The Obama administration has often talked up the advantages of free trade. President Obama is expected to deliver a strong endorsement of international to world leaders at next week’s G-20 economic summit in Pittsburgh. But that message is sure to be compromised by the president’s failure to live up to his free-trade rhetoric.

Given the choice between maintaining major trade relationships and protecting a less-than-competitive domestic industry, the administration has tended to opt for trade protectionism. Obama signed off on a “Buy American” provision in the federal stimulus package. At the behest of the powerful Teamsters Union, the White House has refused to honor a provision in the North American Free Trade Agreement that would give Mexican truckers access to U.S. roads. And most recently, Obama took aim at China, imposing punitive tariffs on Chinese tire exports.

This latest protectionist move could be the most damaging. It comes a very bad time. A still fragile U.S. economy is posed to emerge from its worst downturn since the Great Depression. Throwing up barriers to free trade is the one action most likely to derail economic recovery. And doing so against trade with China would seem both economically and strategically unwise.

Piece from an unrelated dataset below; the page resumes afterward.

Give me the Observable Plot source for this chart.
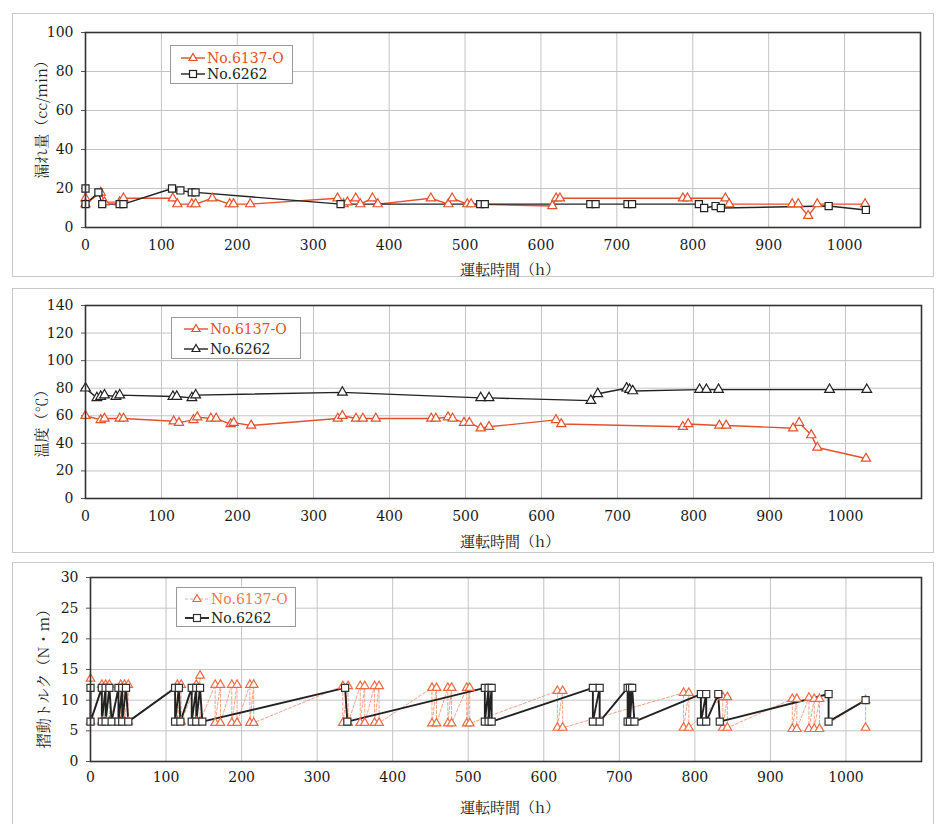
<!DOCTYPE html>
<html>
<head>
<meta charset="utf-8">
<script src="https://cdn.jsdelivr.net/npm/d3@7"></script>
<script src="https://cdn.jsdelivr.net/npm/@observablehq/plot@0.6"></script>
<style>
  body { margin: 0; background: #fff; }
  #root { position: relative; width: 936px; height: 824px; overflow: hidden; background: #fff; }
  .frame { position: absolute; border: 1px solid #c8c8c8; box-sizing: border-box; }
  .plot { position: absolute; left: 0; }
  .ytitle { position: absolute; font-family: "Noto Serif CJK JP", "Noto Sans CJK JP", serif; font-size: 15px; color: #222;
            transform: translate(-50%, -50%) rotate(-90deg); white-space: nowrap; }
  .xtitle { position: absolute; font-family: "Noto Serif CJK JP", "Noto Sans CJK JP", serif; font-size: 15px; color: #222;
            transform: translate(-50%, -50%); white-space: nowrap; }
  .legend { position: absolute; background: #fff; border: 1px solid #9a9a9a; box-sizing: border-box;
            font-family: "DejaVu Serif", serif; font-size: 14px; }
  .legend .row { position: absolute; left: 0; height: 18px; display: flex; align-items: center; white-space: nowrap; }
  .legend svg { display: block; }
</style>
</head>
<body>
<div id="root"></div>
<script>
// ---------- tick labels ----------
const xTicks = [0, 100, 200, 300, 400, 500, 600, 700, 800, 900, 1000];
const leakTicks = [0, 20, 40, 60, 80, 100];
const tempTicks = [0, 20, 40, 60, 80, 100, 120, 140];
const torqueTicks = [0, 5, 10, 15, 20, 25, 30];
const seriesNames = ["No.6137-O", "No.6262"];

// ---------- 漏れ量 (cc/min) ----------
const leakRedT = [0, 0, 20, 25, 45, 50, 115, 121, 140, 145, 167, 190, 195, 217, 332, 340, 345, 356, 362, 378, 385, 455, 478, 483, 503, 508, 615, 620, 625, 787, 793, 843, 848, 931, 939, 952, 964, 1027];
const leakRedV = [15, 12, 18, 13, 13, 15, 15, 12, 12, 12, 15, 12, 12, 12, 15, 12, 13, 15, 12, 15, 12, 15, 12, 15, 12, 12, 11, 15, 15, 15, 15, 15, 12, 12, 12, 6, 12, 12];
const leakBlackT = [0, 0, 17, 22, 45, 50, 114, 125, 140, 145, 336, 520, 526, 665, 672, 714, 720, 808, 815, 830, 837, 979, 1028];
const leakBlackV = [20, 12, 18, 12, 12, 12, 20, 19, 18, 18, 12, 12, 12, 12, 12, 12, 12, 12, 10, 11, 10, 11, 9];

// ---------- 温度 (℃) ----------
const tempRedT = [0, 20, 25, 45, 50, 116, 123, 142, 147, 165, 172, 191, 195, 218, 332, 338, 356, 365, 382, 455, 461, 477, 483, 498, 505, 520, 531, 619, 626, 786, 793, 834, 843, 931, 939, 955, 963, 1027];
const tempRedV = [60, 57, 58, 58, 58, 56, 55, 57, 59, 58, 58, 54, 55, 53, 58, 60, 58, 58, 58, 58, 58, 59, 58, 55, 55, 51, 52, 57, 54, 52, 54, 53, 53, 51, 55, 46, 37, 29];
const tempBlackT = [0, 15, 20, 25, 40, 45, 115, 120, 140, 145, 338, 520, 531, 665, 674, 712, 716, 720, 808, 817, 833, 979, 1028];
const tempBlackV = [80, 73, 74, 75, 74, 75, 74, 74, 73, 75, 77, 73, 73, 71, 76, 80, 79, 78, 79, 79, 79, 79, 79];

// ---------- 摺動トルク (N・m) ----------
const torqueRedT = [0, 0, 15, 15, 20, 20, 25, 25, 40, 40, 45, 45, 50, 50, 115, 115, 120, 120, 140, 140, 145, 145, 165, 165, 172, 172, 187, 187, 194, 194, 211, 211, 216, 216, 334, 334, 341, 341, 357, 357, 363, 363, 376, 376, 382, 382, 452, 452, 458, 458, 473, 473, 478, 478, 498, 498, 502, 502, 618, 618, 625, 625, 785, 785, 792, 792, 837, 837, 843, 843, 929, 929, 935, 935, 951, 951, 958, 958, 965, 965, 1026, 1026];
const torqueRedV = [13.5, 6.5, 12.5, 6.5, 12.5, 6.5, 12.5, 6.5, 12.5, 6.5, 12.5, 6.5, 12.5, 6.5, 12.5, 6.5, 12.5, 6.5, 12.5, 6.5, 14, 6.5, 12.5, 6.3, 12.5, 6.3, 12.5, 6.3, 12.5, 6.3, 12.5, 6.3, 12.5, 6.3, 12.3, 6.3, 12.3, 6.3, 12.3, 6.3, 12.3, 6.3, 12.3, 6.3, 12.3, 6.3, 12, 6.2, 12, 6.2, 12, 6.2, 12, 6.2, 12, 6.2, 12, 6.2, 11.5, 5.5, 11.5, 5.5, 11.2, 5.5, 11.2, 5.5, 10.5, 5.5, 10.5, 5.5, 10.2, 5.3, 10.2, 5.3, 10.4, 5.3, 10.2, 5.3, 10.2, 5.3, 10, 5.5];
const torqueBlackT = [0, 0, 15, 15, 20, 20, 25, 28, 37, 37, 42, 42, 47, 50, 112, 112, 117, 119, 134, 134, 140, 140, 145, 148, 337, 340, 522, 522, 527, 527, 531, 531, 665, 665, 674, 674, 711, 711, 714, 714, 717, 720, 808, 808, 815, 815, 831, 833, 977, 977, 1026];
const torqueBlackV = [12, 6.5, 12, 6.5, 12, 6.5, 12, 6.5, 12, 6.5, 12, 6.5, 12, 6.5, 12, 6.5, 12, 6.5, 12, 6.5, 12, 6.5, 12, 6.5, 12, 6.5, 12, 6.5, 12, 6.5, 12, 6.5, 12, 6.5, 12, 6.5, 12, 6.5, 12, 6.5, 12, 6.5, 11, 6.5, 11, 6.5, 11, 6.5, 11, 6.5, 10];

const RED = "#e4502c";
const RED_LIGHT = "#f2a488";
const BLACK = "#222";
const SERIF = "DejaVu Serif";

const zip = (t, v) => t.map((d, i) => ({x: d, y: v[i]}));

const root = document.getElementById("root");

function addDiv(cls, css, html) {
  const d = document.createElement("div");
  d.className = cls;
  Object.assign(d.style, css);
  if (html != null) d.innerHTML = html;
  root.appendChild(d);
  return d;
}

function panel(o) {
  const marks = [
    Plot.gridX(xTicks, {stroke: "#c4c4c4", strokeOpacity: 1, strokeWidth: 1}),
    Plot.gridY(o.yTicks, {stroke: "#c4c4c4", strokeOpacity: 1, strokeWidth: 1}),
    Plot.axisX(xTicks, {tickSize: 0, tickPadding: o.xPad, label: null, fontSize: 14, fontFamily: SERIF, fill: "#1a1a1a", tickFormat: d => String(d)}),
    Plot.axisY(o.yTicks, {tickSize: 4, tickPadding: 8, label: null, fontSize: 14, fontFamily: SERIF, fill: "#1a1a1a", stroke: "#555", tickFormat: d => String(d)})
  ];
  for (const s of o.series) {
    marks.push(Plot.line(s.data, {x: "x", y: "y", stroke: s.stroke, strokeWidth: s.width, strokeDasharray: s.dash}));
  }
  for (const s of o.series) {
    marks.push(Plot.dot(s.data, {x: "x", y: "y", symbol: s.symbol, r: s.r, stroke: s.mstroke, strokeWidth: 1.2, fill: "white"}));
  }
  marks.push(Plot.frame({stroke: "#333", strokeWidth: 1.6}));
  const svg = Plot.plot({
    width: 936, height: o.height,
    marginLeft: o.ml, marginRight: o.mr, marginTop: o.mt, marginBottom: o.mb,
    x: {domain: [0, 1100]},
    y: {domain: o.yDomain},
    style: {fontFamily: SERIF, fontSize: "14px", color: "#222", background: "transparent", overflow: "visible"},
    marks
  });
  svg.classList.add("plot");
  svg.style.top = o.top + "px";
  root.appendChild(svg);
}

function legend(o) {
  const box = addDiv("legend", {left: o.x + "px", top: o.y + "px", width: o.w + "px", height: o.h + "px"});
  o.items.forEach((it, i) => {
    const row = document.createElement("div");
    row.className = "row";
    row.style.top = (o.rowY[i] - 9) + "px";
    row.style.left = o.swX + "px";
    const mk = it.symbol === "square"
      ? `<rect x="${o.swW / 2 - 3.5}" y="5.5" width="7" height="7" fill="white" stroke="${it.mstroke}" stroke-width="1.2"/>`
      : `<path d="M${o.swW / 2},4.5 L${o.swW / 2 + 4},11.5 L${o.swW / 2 - 4},11.5 Z" fill="white" stroke="${it.mstroke}" stroke-width="1.2"/>`;
    row.innerHTML = `<svg width="${o.swW}" height="18"><line x1="0" x2="${o.swW}" y1="9" y2="9" stroke="${it.stroke}" stroke-width="${it.width}" ${it.dash ? `stroke-dasharray="${it.dash}"` : ""}/>${mk}</svg><span style="color:${it.text};margin-left:2px">${it.name}</span>`;
    box.appendChild(row);
  });
}

// outer panel frames
addDiv("frame", {left: "12px", top: "13px", width: "922px", height: "264px"});
addDiv("frame", {left: "12px", top: "288px", width: "922px", height: "265px"});
addDiv("frame", {left: "12px", top: "562px", width: "922px", height: "280px"});

// Panel 1: leak
panel({
  top: 0, height: 278, ml: 85, mr: 16, mt: 32, mb: 51, xPad: 13,
  yDomain: [0, 100], yTicks: leakTicks,
  series: [
    {data: zip(leakRedT, leakRedV), stroke: RED, width: 1.4, symbol: "triangle", r: 3.4, mstroke: RED},
    {data: zip(leakBlackT, leakBlackV), stroke: BLACK, width: 1.4, symbol: "square", r: 4, mstroke: BLACK}
  ]
});
addDiv("ytitle", {left: "40px", top: "116px"}, "漏れ量（cc/min）");
addDiv("xtitle", {left: "510px", top: "268px"}, "運転時間（h）");
legend({x: 170, y: 45, w: 123, h: 39, swX: 10, swW: 24, rowY: [12, 28],
  items: [
    {name: seriesNames[0], stroke: RED, width: 1.4, symbol: "triangle", mstroke: RED, text: RED},
    {name: seriesNames[1], stroke: BLACK, width: 1.4, symbol: "square", mstroke: BLACK, text: "#222"}
  ]});

// Panel 2: temperature
panel({
  top: 280, height: 270, ml: 85, mr: 15, mt: 25, mb: 52, xPad: 13,
  yDomain: [0, 140], yTicks: tempTicks,
  series: [
    {data: zip(tempRedT, tempRedV), stroke: RED, width: 1.4, symbol: "triangle", r: 3.4, mstroke: RED},
    {data: zip(tempBlackT, tempBlackV), stroke: BLACK, width: 1.4, symbol: "triangle", r: 3.6, mstroke: BLACK}
  ]
});
addDiv("ytitle", {left: "40px", top: "420px"}, "温度（℃）");
addDiv("xtitle", {left: "510px", top: "540px"}, "運転時間（h）");
legend({x: 171, y: 317, w: 130, h: 42, swX: 12, swW: 24, rowY: [11, 31],
  items: [
    {name: seriesNames[0], stroke: RED, width: 1.4, symbol: "triangle", mstroke: RED, text: RED},
    {name: seriesNames[1], stroke: BLACK, width: 1.4, symbol: "triangle", mstroke: BLACK, text: "#222"}
  ]});

// Panel 3: torque
panel({
  top: 555, height: 269, ml: 90, mr: 15, mt: 22, mb: 63, xPad: 11,
  yDomain: [0, 30], yTicks: torqueTicks,
  series: [
    {data: zip(torqueRedT, torqueRedV), stroke: RED_LIGHT, width: 1, dash: "3,2", symbol: "triangle", r: 3.2, mstroke: "#ee6a42"},
    {data: zip(torqueBlackT, torqueBlackV), stroke: BLACK, width: 1.9, symbol: "square", r: 4, mstroke: "#333"}
  ]
});
addDiv("ytitle", {left: "42px", top: "675px"}, "摺動トルク（N・m）");
addDiv("xtitle", {left: "510px", top: "806px"}, "運転時間（h）");
legend({x: 176, y: 587, w: 120, h: 40, swX: 8, swW: 24, rowY: [11, 30],
  items: [
    {name: seriesNames[0], stroke: RED_LIGHT, width: 1, dash: "3,2", symbol: "triangle", mstroke: "#ee6a42", text: "#ee7a52"},
    {name: seriesNames[1], stroke: BLACK, width: 1.9, symbol: "square", mstroke: "#333", text: "#222"}
  ]});
</script>
</body>
</html>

China is the world’s third-largest economy and this country’s second-largest trading partner. The United States relies on Chinese investments to counter the huge deficits resulting from our attempt restart the national economy. Strategically, the United States relies on Beijing to help settle our disputes with North Korea and, to a lesser extent, Iran.

The Obama administration chose last Friday to impose the tariffs at the behest of the United Steelworkers of America, which represents many in the tire industry. The union argued unfair trade practices, noting China’s growing share of this country’s low-end tire market. The number of low-cost Chinese tires sold in the United States has tripled since 2004, and the steelworkers union points out that some 5,000 jobs have been lost during that period.

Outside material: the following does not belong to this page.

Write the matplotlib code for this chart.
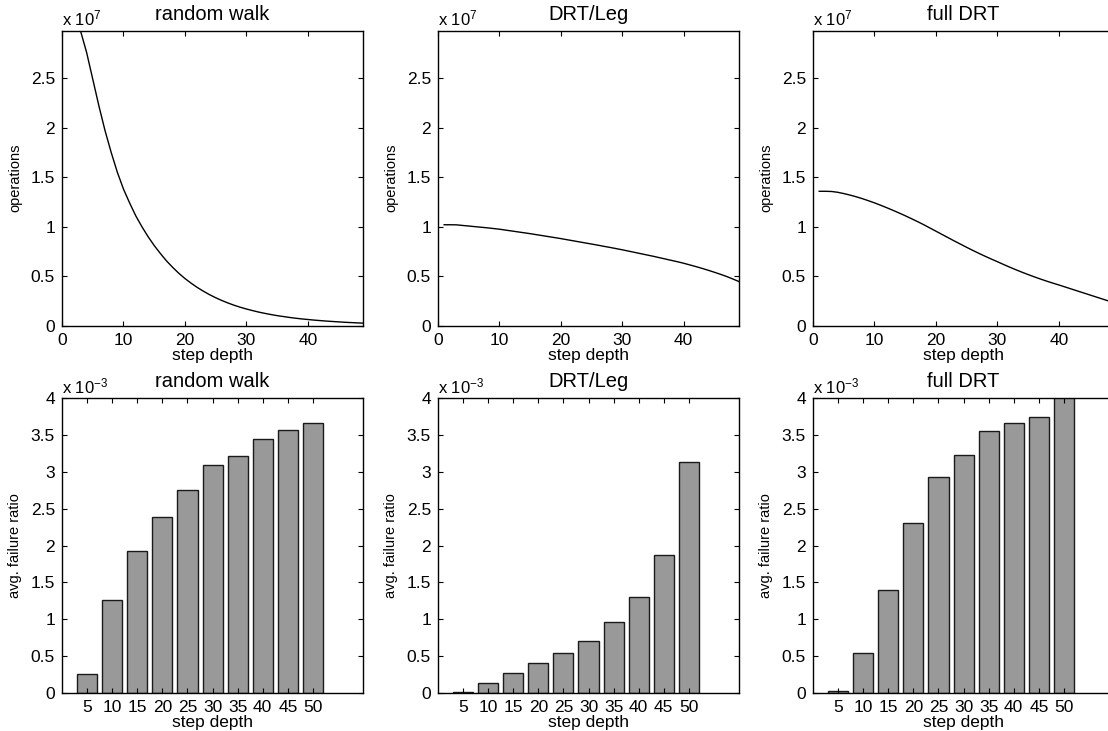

These figures are not disputed, but unfair trade practices have nothing to do with the market trend that produced them. A flagging economy is mostly to blame — for both the job losses and increased consumer preference for lower-priced tires.

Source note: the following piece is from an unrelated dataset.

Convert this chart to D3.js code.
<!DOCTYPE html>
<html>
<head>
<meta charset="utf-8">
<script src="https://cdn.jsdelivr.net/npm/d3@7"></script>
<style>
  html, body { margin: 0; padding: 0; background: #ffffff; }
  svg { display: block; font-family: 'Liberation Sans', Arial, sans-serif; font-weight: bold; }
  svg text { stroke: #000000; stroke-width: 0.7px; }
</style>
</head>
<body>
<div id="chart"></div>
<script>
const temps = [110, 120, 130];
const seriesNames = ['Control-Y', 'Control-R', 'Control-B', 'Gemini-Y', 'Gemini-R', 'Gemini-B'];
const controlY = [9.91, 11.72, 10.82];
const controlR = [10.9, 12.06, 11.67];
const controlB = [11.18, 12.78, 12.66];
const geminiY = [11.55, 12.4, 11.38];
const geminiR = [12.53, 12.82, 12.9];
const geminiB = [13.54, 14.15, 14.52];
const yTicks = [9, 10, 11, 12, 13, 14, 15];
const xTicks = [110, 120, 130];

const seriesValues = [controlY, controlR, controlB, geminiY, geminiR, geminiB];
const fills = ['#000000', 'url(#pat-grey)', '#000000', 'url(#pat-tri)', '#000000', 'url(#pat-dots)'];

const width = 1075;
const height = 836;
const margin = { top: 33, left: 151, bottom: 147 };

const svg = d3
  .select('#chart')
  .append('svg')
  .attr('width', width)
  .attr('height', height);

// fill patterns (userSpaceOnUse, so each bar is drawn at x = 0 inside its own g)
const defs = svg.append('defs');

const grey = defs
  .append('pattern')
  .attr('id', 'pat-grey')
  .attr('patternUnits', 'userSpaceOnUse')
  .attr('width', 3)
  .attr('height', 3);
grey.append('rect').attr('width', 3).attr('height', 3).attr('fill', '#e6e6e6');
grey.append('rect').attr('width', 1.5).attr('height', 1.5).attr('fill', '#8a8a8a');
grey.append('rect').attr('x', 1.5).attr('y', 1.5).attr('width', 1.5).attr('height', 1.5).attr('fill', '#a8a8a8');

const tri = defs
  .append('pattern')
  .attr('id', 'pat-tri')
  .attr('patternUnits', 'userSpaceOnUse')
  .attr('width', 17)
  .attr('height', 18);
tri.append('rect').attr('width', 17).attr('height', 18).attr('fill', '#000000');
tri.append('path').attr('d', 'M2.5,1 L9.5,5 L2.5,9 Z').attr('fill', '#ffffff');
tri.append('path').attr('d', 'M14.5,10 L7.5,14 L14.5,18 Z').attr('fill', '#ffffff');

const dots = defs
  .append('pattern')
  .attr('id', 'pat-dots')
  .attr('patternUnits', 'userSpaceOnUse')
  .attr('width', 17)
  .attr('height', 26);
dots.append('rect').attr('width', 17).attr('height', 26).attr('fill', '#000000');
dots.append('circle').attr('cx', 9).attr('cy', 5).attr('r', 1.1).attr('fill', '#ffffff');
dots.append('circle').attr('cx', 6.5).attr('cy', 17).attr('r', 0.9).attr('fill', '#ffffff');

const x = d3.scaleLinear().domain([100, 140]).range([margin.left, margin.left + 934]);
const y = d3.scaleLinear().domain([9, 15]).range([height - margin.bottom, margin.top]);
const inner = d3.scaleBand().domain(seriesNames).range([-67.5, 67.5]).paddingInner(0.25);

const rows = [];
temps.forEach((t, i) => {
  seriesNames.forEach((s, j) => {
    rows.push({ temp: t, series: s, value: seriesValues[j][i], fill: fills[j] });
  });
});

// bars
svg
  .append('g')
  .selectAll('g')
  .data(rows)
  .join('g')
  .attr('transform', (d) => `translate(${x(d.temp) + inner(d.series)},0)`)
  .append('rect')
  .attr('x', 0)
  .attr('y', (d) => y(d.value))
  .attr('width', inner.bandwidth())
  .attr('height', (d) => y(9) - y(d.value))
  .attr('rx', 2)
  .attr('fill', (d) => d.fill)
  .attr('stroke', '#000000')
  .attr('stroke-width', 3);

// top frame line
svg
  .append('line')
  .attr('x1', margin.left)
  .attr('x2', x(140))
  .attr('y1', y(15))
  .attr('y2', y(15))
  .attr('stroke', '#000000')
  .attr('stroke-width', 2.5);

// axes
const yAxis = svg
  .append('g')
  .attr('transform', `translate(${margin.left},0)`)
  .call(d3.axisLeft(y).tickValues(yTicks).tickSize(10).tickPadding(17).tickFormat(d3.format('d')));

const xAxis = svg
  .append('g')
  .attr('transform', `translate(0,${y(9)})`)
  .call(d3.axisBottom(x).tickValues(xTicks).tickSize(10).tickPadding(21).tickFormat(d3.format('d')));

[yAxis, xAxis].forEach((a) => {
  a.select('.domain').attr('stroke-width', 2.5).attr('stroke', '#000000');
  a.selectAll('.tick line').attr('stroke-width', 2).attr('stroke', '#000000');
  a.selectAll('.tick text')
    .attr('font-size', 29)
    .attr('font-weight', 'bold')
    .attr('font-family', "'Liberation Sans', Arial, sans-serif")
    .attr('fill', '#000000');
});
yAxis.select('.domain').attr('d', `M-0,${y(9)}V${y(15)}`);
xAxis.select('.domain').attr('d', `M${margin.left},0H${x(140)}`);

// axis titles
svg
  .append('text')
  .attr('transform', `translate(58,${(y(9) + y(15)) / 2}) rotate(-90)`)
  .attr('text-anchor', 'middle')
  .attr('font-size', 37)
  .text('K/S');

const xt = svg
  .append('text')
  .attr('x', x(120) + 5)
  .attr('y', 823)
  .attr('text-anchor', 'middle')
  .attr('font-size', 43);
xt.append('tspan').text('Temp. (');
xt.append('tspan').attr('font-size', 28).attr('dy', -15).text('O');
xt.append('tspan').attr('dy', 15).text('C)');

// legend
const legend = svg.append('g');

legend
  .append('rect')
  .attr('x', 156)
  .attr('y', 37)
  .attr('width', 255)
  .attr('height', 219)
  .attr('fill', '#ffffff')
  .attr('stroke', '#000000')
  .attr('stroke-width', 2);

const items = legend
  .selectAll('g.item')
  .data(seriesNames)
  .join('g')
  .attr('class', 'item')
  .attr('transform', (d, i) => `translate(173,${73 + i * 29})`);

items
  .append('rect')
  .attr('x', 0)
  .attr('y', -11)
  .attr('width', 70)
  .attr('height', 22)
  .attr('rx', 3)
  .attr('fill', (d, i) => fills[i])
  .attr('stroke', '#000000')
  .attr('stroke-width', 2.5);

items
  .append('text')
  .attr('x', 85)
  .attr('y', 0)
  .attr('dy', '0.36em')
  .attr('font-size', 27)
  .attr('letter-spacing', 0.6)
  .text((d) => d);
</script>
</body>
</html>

In any case, risking a trade war with China is not a smart move. A tit-for-tat trade dispute threatens a great many more American jobs than the tire manufacturing industry has lost over the past five years. Even should China refrain from quick retaliatory action, American consumers will pay for this protectionism in the form of higher-priced tires. It’s those Americans in greatest financial need of bargain who will be hurt most.

The Obama administration was looking out for its political interest when it imposed these punitive tariffs. It should have been looking out for the national interests.